Today’s blog is written by Pam Hung, PhD Candidate, Faculty of Rehabilitation Medicine at the University of Alberta. 

In May, I attended Obesity Canada’s Obesity Research Training program, which was integrated with the 8th Annual Canadian Obesity Summit in Whistler, BC. This conference brings together researchers, clinicians, trainees, and most importantly, people with lived experience from across Canada and beyond to share experiences, knowledge and resources related to obesity prevention, management, and treatment. Having worked clinically as an occupational therapist in this area, the Canadian Obesity Summit was not new to me, but attending as a graduate student gave me a different perspective. I was looking to make connections with other graduate students and researchers, explore the diverse methods used to research the complexities of obesity, and consider how I am approaching my own PhD research. 

I joined a great group of 15 research trainees, early career researchers and professionals in the Obesity Research Training Program for several sessions led by Dr.
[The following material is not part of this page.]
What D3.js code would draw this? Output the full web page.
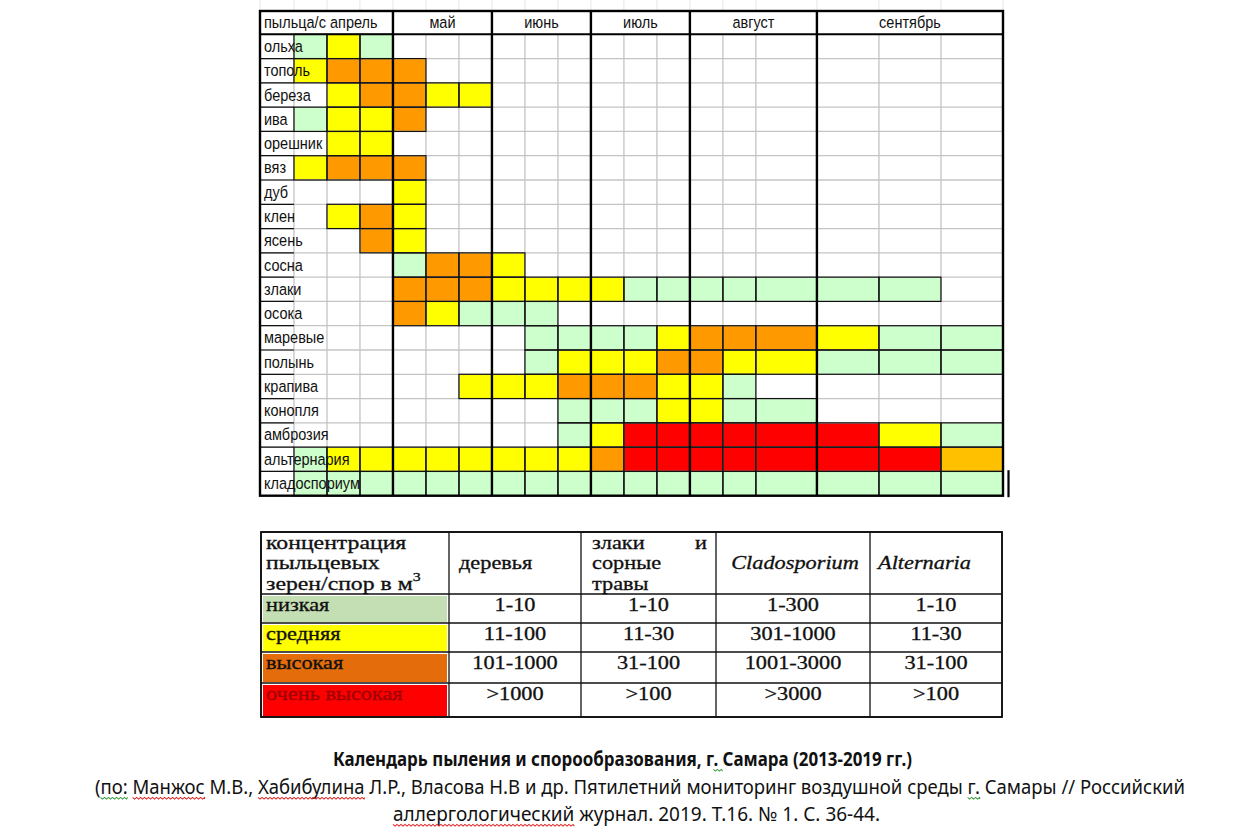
<!DOCTYPE html>
<html><head><meta charset="utf-8">
<script src="https://cdn.jsdelivr.net/npm/d3@7"></script>
<style>body{margin:0;background:#fff} svg{display:block}</style>
</head><body>
<svg id="c" width="1244" height="831"></svg>
<script>
// ---------------- DATA ----------------
const headerLabel = "пыльца/с";
const monthLabels = ["апрель", "май", "июнь", "июль", "август", "сентябрь"];
const rowLabels = ["ольха", "тополь", "береза", "ива", "орешник", "вяз", "дуб", "клен", "ясень",
  "сосна", "злаки", "осока", "маревые", "полынь", "крапива", "конопля", "амброзия",
  "альтернария", "кладоспориум"];
// level per decade column (3 per month, April..September): 0 none, 1 low, 2 medium, 3 high, 4 very high, 5 high/very high
const cellLevels = [
  [1,2,1,0,0,0,0,0,0,0,0,0,0,0,0,0,0,0],
  [2,3,3,3,0,0,0,0,0,0,0,0,0,0,0,0,0,0],
  [0,2,3,3,2,2,0,0,0,0,0,0,0,0,0,0,0,0],
  [1,2,2,3,0,0,0,0,0,0,0,0,0,0,0,0,0,0],
  [0,2,2,0,0,0,0,0,0,0,0,0,0,0,0,0,0,0],
  [2,3,3,3,0,0,0,0,0,0,0,0,0,0,0,0,0,0],
  [0,0,0,2,0,0,0,0,0,0,0,0,0,0,0,0,0,0],
  [0,2,3,2,0,0,0,0,0,0,0,0,0,0,0,0,0,0],
  [0,0,3,2,0,0,0,0,0,0,0,0,0,0,0,0,0,0],
  [0,0,0,1,3,3,2,0,0,0,0,0,0,0,0,0,0,0],
  [0,0,0,3,3,3,2,2,2,2,1,1,1,1,1,1,1,0],
  [0,0,0,3,2,1,1,1,0,0,0,0,0,0,0,0,0,0],
  [0,0,0,0,0,0,0,1,1,1,1,2,3,3,3,2,1,1],
  [0,0,0,0,0,0,0,1,2,2,2,3,3,2,2,1,1,1],
  [0,0,0,0,0,2,2,2,3,3,3,2,2,1,0,0,0,0],
  [0,0,0,0,0,0,0,0,1,1,1,2,2,1,1,0,0,0],
  [0,0,0,0,0,0,0,0,1,2,4,4,4,4,4,4,2,1],
  [1,2,2,2,2,2,2,2,2,3,4,4,4,4,4,4,4,5],
  [1,1,1,1,1,1,1,1,1,1,1,1,1,1,1,1,1,1]
];
const legendHeader = ["концентрация", "пыльцевых", "зерен/спор в м"];
const legendGroups = ["деревья", "злаки и сорные травы", "Cladosporium", "Alternaria"];
const levelNames = ["низкая", "средняя", "высокая", "очень высокая"];
const treeRanges = ["1-10", "11-100", "101-1000", ">1000"];
const grassRanges = ["1-10", "11-30", "31-100", ">100"];
const cladoRanges = ["1-300", "301-1000", "1001-3000", ">3000"];
const alterRanges = ["1-10", "11-30", "31-100", ">100"];
const captionTitle = "Календарь пыления и спорообразования,  г. Самара (2013-2019 гг.)";
const captionSource = [
  "(по: Манжос М.В., Хабибулина Л.Р., Власова Н.В и др. Пятилетний мониторинг воздушной среды г. Самары // Российский",
  "аллергологический журнал. 2019. Т.16. № 1. С. 36-44."
];

// ---------------- LAYOUT ----------------
const svg = d3.select("#c");
const levelColor = {1: "#ccffcc", 2: "#ffff00", 3: "#ff9900", 4: "#ff0000", 5: "#ffc000"};
const colUnits = [1.03].concat(d3.range(14).map(() => 1), [1.85, 1.88, 1.88, 1.88]);
const edgesU = [0]; colUnits.forEach(u => edgesU.push(edgesU[edgesU.length - 1] + u));
const x = d3.scaleLinear().domain([0, edgesU[edgesU.length - 1]]).range([260, 1003]);
const E = edgesU.map(x);
const gTop = 11, hBot = 34.3, gBot = 495.7;
const y = d3.scaleBand().domain(rowLabels).range([hBot, gBot]);
const bw = y.bandwidth();
const sansFont = "'Liberation Sans', Arial, sans-serif";

// faint sheet gridlines above grid
svg.append("g").selectAll("line").data(E).join("line")
  .attr("x1", d => d).attr("x2", d => d).attr("y1", 0).attr("y2", gTop)
  .attr("stroke", "#e6e6e6").attr("stroke-width", 1);

// cells
const cells = [];
cellLevels.forEach((row, r) => row.forEach((lv, j) => {
  if (lv > 0) cells.push({r, j, lv});
}));
svg.append("g").selectAll("rect").data(cells).join("rect")
  .attr("x", d => E[d.j + 1]).attr("width", d => E[d.j + 2] - E[d.j + 1])
  .attr("y", d => y(rowLabels[d.r])).attr("height", bw)
  .attr("fill", d => levelColor[d.lv]);

// grey gridlines
const gridG = svg.append("g").attr("stroke", "#c4c4c4").attr("stroke-width", 1.3);
rowLabels.forEach((lab, i) => {
  if (i > 0) gridG.append("line").attr("x1", E[0]).attr("x2", E[E.length - 1])
    .attr("y1", y(lab)).attr("y2", y(lab));
});
E.forEach(e => gridG.append("line").attr("x1", e).attr("x2", e).attr("y1", hBot).attr("y2", gBot));

// black borders around coloured cells
svg.append("g").selectAll("rect").data(cells).join("rect")
  .attr("x", d => E[d.j + 1]).attr("width", d => E[d.j + 2] - E[d.j + 1])
  .attr("y", d => y(rowLabels[d.r])).attr("height", bw)
  .attr("fill", "none").attr("stroke", "#111").attr("stroke-width", 1.2);

// black lines in label column
svg.append("g").selectAll("line").data(rowLabels.slice(1)).join("line")
  .attr("x1", E[0]).attr("x2", E[1]).attr("y1", d => y(d)).attr("y2", d => y(d))
  .attr("stroke", "#111").attr("stroke-width", 1.2);

// thick lines: month boundaries and frame
const thick = svg.append("g").attr("stroke", "#000").attr("stroke-width", 2.4).attr("fill", "none");
monthLabels.forEach((m, i) => {
  if (i > 0) {
    const xe = E[1 + 3 * i];
    thick.append("line").attr("x1", xe).attr("x2", xe).attr("y1", gTop).attr("y2", gBot);
  }
});
thick.append("rect").attr("x", E[0]).attr("y", gTop).attr("width", E[E.length - 1] - E[0]).attr("height", gBot - gTop);
thick.append("line").attr("x1", E[0]).attr("x2", E[E.length - 1]).attr("y1", hBot).attr("y2", hBot).attr("stroke-width", 2);
// stray cursor mark at the right of the last rows
thick.append("line").attr("x1", E[E.length - 1] + 5.5).attr("x2", E[E.length - 1] + 5.5)
  .attr("y1", y(rowLabels[rowLabels.length - 2]) + bw * 0.95).attr("y2", gBot + 1.5).attr("stroke-width", 2.2);

// text helper for the sheet (slightly tall glyphs)
function stext(g, xp, yp, str, anchor) {
  return g.append("text")
    .attr("transform", `translate(${xp},${yp}) scale(1,1.18)`)
    .attr("text-anchor", anchor || "start")
    .attr("font-family", sansFont).attr("font-size", 14.5).attr("fill", "#111")
    .text(str);
}
const hg = svg.append("g");
stext(hg, E[0] + 4, hBot - 6.5, headerLabel);
monthLabels.forEach((m, i) => {
  if (i === 0) stext(hg, E[2] + 3, hBot - 6.5, m);
  else stext(hg, (E[1 + 3 * i] + E[4 + 3 * i]) / 2, hBot - 6.5, m, "middle");
});
const rg = svg.append("g");
rowLabels.forEach(lab => stext(rg, E[0] + 4, y(lab) + bw / 2 + 5.5, lab));

// ---------------- LEGEND TABLE ----------------
const LX = [261, 449, 581, 716, 870, 1002];
const LY = [532, 594, 623, 652, 683, 717];
const serif = "'Liberation Serif', 'Times New Roman', serif";
const lg = svg.append("g");
const legendFill = ["#c4dfb4", "#ffff00", "#e46c0a", "#ff0000"];
const legendText = ["#111", "#111", "#111", "#a00000"];
levelNames.forEach((n, i) => {
  lg.append("rect").attr("x", LX[0] + 2).attr("y", LY[i + 1] + 2)
    .attr("width", LX[1] - LX[0] - 4).attr("height", LY[i + 2] - LY[i + 1] - 3)
    .attr("fill", legendFill[i]);
});
const lb = lg.append("g").attr("stroke", "#111").attr("stroke-width", 1.3).attr("fill", "none");
LY.forEach(v => lb.append("line").attr("x1", LX[0]).attr("x2", LX[5]).attr("y1", v).attr("y2", v));
LX.forEach(v => lb.append("line").attr("x1", v).attr("x2", v).attr("y1", LY[0]).attr("y2", LY[5]));
lb.append("rect").attr("x", LX[0]).attr("y", LY[0]).attr("width", LX[5] - LX[0]).attr("height", LY[5] - LY[0]).attr("stroke-width", 1.8);

function ltext(xp, yp, str, anchor, opts = {}) {
  return lg.append("text")
    .attr("transform", `translate(${xp},${yp}) scale(${opts.sx || 1.24},1)`)
    .attr("text-anchor", anchor || "start")
    .attr("font-family", serif).attr("font-size", 18)
    .attr("fill", opts.fill || "#111")
    .attr("stroke", opts.fill || "#111").attr("stroke-width", 0.3)
    .attr("font-style", opts.italic ? "italic" : "normal")
    .text(str);
}
ltext(LX[0] + 5, 549, legendHeader[0], "start", {sx: 1.32});
ltext(LX[0] + 5, 569, legendHeader[1], "start", {sx: 1.32});
const lastH = ltext(LX[0] + 5, 590, legendHeader[2], "start", {sx: 1.32});
lastH.append("tspan").attr("dy", -9).attr("font-size", 12).text("3");
ltext(LX[1] + 10, 569, legendGroups[0]);
const grassWords = legendGroups[1].split(" ");
ltext(LX[2] + 11, 549, grassWords[0]);
ltext(LX[3] - 9, 549, grassWords[1], "end");
ltext(LX[2] + 11, 569, grassWords[2]);
ltext(LX[2] + 11, 590, grassWords[3]);
ltext((LX[3] + LX[4]) / 2 + 2, 569, legendGroups[2], "middle", {italic: true});
ltext(LX[4] + 8, 569, legendGroups[3], "start", {italic: true});
const rangeCols = [treeRanges, grassRanges, cladoRanges, alterRanges];
levelNames.forEach((n, i) => {
  const base = LY[i + 1] + 17;
  ltext(LX[0] + 5, base, n, "start", {fill: legendText[i]});
  rangeCols.forEach((col, c) => ltext((LX[c + 1] + LX[c + 2]) / 2, base, col[i], "middle"));
});

// ---------------- CAPTION ----------------
const capFont = "'Noto Sans', 'Open Sans', sans-serif";
function ctext(xp, yp, len, str, bold) {
  const g = svg.append("g").attr("transform", `translate(${xp},${yp}) scale(1,1.12)`);
  const t = g.append("text")
    .attr("textLength", len).attr("lengthAdjust", "spacingAndGlyphs")
    .attr("font-family", capFont).attr("font-weight", bold ? "bold" : "normal")
    .attr("font-size", 17.5).attr("fill", "#111").text(str);
  return {g, t, str};
}
// wavy proofing underline beneath a word of a caption line
function wavy(c, word, from, color) {
  try {
    const i0 = c.str.indexOf(word, from || 0);
    if (i0 < 0) return;
    const el = c.t.node();
    const a = el.getStartPositionOfChar(i0).x;
    const b = el.getEndPositionOfChar(i0 + word.length - 1).x;
    let d = `M${a},3`;
    for (let p = a, k = 0; p < b; p += 2, k++) d += `L${Math.min(p + 2, b)},${k % 2 ? 3 : 4.6}`;
    c.g.append("path").attr("d", d).attr("fill", "none").attr("stroke", color).attr("stroke-width", 0.9);
  } catch (e) {}
}
const c1 = ctext(333, 766, 579, captionTitle, true);
const c2 = ctext(95, 794, 1090, captionSource[0]);
const c3 = ctext(393, 821, 487, captionSource[1]);
wavy(c1, "г.", 0, "#3a9a3a");
wavy(c2, "по:", 0, "#3a9a3a");
wavy(c2, "Манжос", 0, "#e02020");
wavy(c2, "Хабибулина", 0, "#e02020");
wavy(c2, "г.", 80, "#3a9a3a");
wavy(c3, "аллергологический", 0, "#e02020");
</script>
</body></html>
Ian Patton, people with lived experience and leaders in obesity research. We covered a range of topics from weight bias and stigma across the life span, basic science, psychosocial factors and bariatric surgery, career advice, and ways to approach our research and knowledge translation. There was something for everyone and so much to learn. Not to mention all the conference sessions and plenary talks that we could attend as well!

For me, the highlight of the training program and overall conference experience was the engagement of people with lived experience. It was the first conference I have attended that put people with lived experience at the forefront of every session- candidly sharing their experiences to introduce a keynote session, moderating oral presentations, and contributing to rich discussions in every session that I attended. In research and clinical work, we can become so focused on the research, the guidelines and how we are “supposed” to approach our work, but it isn’t necessarily what is going to be effective for those our research will impact. We need to listen to each other (patients, clinicians, researchers, patient partners) and work together because as Lauren, one person with lived experience, said so well, “we are in this together.” 

Although I have clinical experience working with people living with obesity and have been immersed in obesity research throughout my doctoral studies, I learned so much from connecting with other researchers, trainees and people with lived experience during this conference and training program. I am excited to integrate new learnings into my teaching and PhD research, particularly in the area of patient engagement.

If you are involved in obesity research in any way, I would definitely recommend any training offered by Obesity Canada You will learn lots, have fun and meet others that have the same passion for obesity research as you do!